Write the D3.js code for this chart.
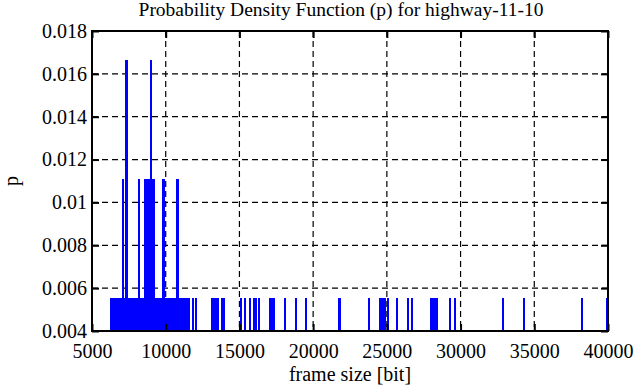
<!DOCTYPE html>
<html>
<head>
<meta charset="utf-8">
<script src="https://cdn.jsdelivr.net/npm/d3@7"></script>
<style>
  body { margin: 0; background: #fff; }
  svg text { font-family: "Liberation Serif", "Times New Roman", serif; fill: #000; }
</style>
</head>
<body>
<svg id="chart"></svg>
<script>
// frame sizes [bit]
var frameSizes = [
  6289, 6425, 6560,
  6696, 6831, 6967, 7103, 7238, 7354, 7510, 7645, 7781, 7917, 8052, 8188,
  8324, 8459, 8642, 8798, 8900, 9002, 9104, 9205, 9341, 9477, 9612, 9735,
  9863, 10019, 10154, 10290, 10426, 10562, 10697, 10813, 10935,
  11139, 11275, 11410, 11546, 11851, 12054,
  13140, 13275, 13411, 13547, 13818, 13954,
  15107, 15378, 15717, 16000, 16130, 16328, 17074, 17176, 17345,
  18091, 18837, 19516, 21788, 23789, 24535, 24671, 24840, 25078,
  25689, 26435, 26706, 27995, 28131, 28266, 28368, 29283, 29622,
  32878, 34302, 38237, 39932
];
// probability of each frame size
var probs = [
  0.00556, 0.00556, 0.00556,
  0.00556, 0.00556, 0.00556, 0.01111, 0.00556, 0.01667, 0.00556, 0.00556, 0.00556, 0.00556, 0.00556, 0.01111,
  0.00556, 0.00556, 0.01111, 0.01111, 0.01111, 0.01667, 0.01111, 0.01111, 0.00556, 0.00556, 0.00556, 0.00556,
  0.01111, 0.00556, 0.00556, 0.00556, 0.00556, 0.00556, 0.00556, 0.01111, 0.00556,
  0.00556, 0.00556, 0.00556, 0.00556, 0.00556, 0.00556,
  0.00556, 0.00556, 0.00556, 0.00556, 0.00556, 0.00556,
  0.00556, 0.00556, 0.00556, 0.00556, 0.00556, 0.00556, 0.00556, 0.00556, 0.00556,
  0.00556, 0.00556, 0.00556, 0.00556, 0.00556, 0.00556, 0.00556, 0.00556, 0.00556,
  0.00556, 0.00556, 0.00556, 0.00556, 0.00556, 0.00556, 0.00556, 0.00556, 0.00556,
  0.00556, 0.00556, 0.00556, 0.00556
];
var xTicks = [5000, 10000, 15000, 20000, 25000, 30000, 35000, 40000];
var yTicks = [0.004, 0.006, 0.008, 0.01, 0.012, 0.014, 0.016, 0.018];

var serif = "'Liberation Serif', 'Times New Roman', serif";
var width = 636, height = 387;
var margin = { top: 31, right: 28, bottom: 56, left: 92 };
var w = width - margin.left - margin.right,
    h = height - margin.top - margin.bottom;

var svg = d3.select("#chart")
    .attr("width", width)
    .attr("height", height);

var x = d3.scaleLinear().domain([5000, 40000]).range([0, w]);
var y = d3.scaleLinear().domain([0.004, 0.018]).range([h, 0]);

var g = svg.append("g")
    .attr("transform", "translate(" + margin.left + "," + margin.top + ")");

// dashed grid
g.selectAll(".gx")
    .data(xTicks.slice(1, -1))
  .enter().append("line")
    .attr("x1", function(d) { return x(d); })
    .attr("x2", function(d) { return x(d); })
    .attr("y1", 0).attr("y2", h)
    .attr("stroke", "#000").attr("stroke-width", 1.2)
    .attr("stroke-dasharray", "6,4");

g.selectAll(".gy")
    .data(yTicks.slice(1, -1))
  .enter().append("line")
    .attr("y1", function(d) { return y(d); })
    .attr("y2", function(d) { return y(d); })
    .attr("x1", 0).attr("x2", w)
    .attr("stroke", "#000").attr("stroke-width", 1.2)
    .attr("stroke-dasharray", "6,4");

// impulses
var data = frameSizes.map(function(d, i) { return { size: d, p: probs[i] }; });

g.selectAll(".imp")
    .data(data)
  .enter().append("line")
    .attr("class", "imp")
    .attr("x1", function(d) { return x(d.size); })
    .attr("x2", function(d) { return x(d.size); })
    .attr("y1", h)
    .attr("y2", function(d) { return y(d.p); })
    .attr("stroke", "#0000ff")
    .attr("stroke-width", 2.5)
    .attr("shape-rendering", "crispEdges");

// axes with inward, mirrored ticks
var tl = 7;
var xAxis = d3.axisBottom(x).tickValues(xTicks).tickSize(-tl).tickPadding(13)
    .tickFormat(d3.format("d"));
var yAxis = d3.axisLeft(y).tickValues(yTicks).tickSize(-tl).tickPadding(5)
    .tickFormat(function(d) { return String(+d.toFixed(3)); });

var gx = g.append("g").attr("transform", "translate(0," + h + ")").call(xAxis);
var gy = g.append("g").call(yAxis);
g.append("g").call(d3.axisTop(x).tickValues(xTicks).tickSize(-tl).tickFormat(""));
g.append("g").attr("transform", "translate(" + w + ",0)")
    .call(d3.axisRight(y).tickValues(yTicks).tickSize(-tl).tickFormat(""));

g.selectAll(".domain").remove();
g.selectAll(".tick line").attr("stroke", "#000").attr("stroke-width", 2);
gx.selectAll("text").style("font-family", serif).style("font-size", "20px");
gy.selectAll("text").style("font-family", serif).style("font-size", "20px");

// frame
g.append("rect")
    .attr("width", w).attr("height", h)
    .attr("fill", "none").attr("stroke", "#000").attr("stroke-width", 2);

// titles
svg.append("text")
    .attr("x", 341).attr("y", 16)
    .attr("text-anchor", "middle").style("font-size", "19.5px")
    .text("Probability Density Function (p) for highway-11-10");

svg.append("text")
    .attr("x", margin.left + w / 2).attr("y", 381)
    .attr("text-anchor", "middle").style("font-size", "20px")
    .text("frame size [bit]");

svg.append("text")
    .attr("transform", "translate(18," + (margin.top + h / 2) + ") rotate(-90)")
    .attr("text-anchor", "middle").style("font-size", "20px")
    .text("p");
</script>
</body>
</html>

_ _ _ _ _

■ Written instruction ■
Pick out every line holding the string "chart" and return it.

■ Exercise solution ■
Write the D3.js code for this chart.
<svg id="chart"></svg>
var svg = d3.select("#chart")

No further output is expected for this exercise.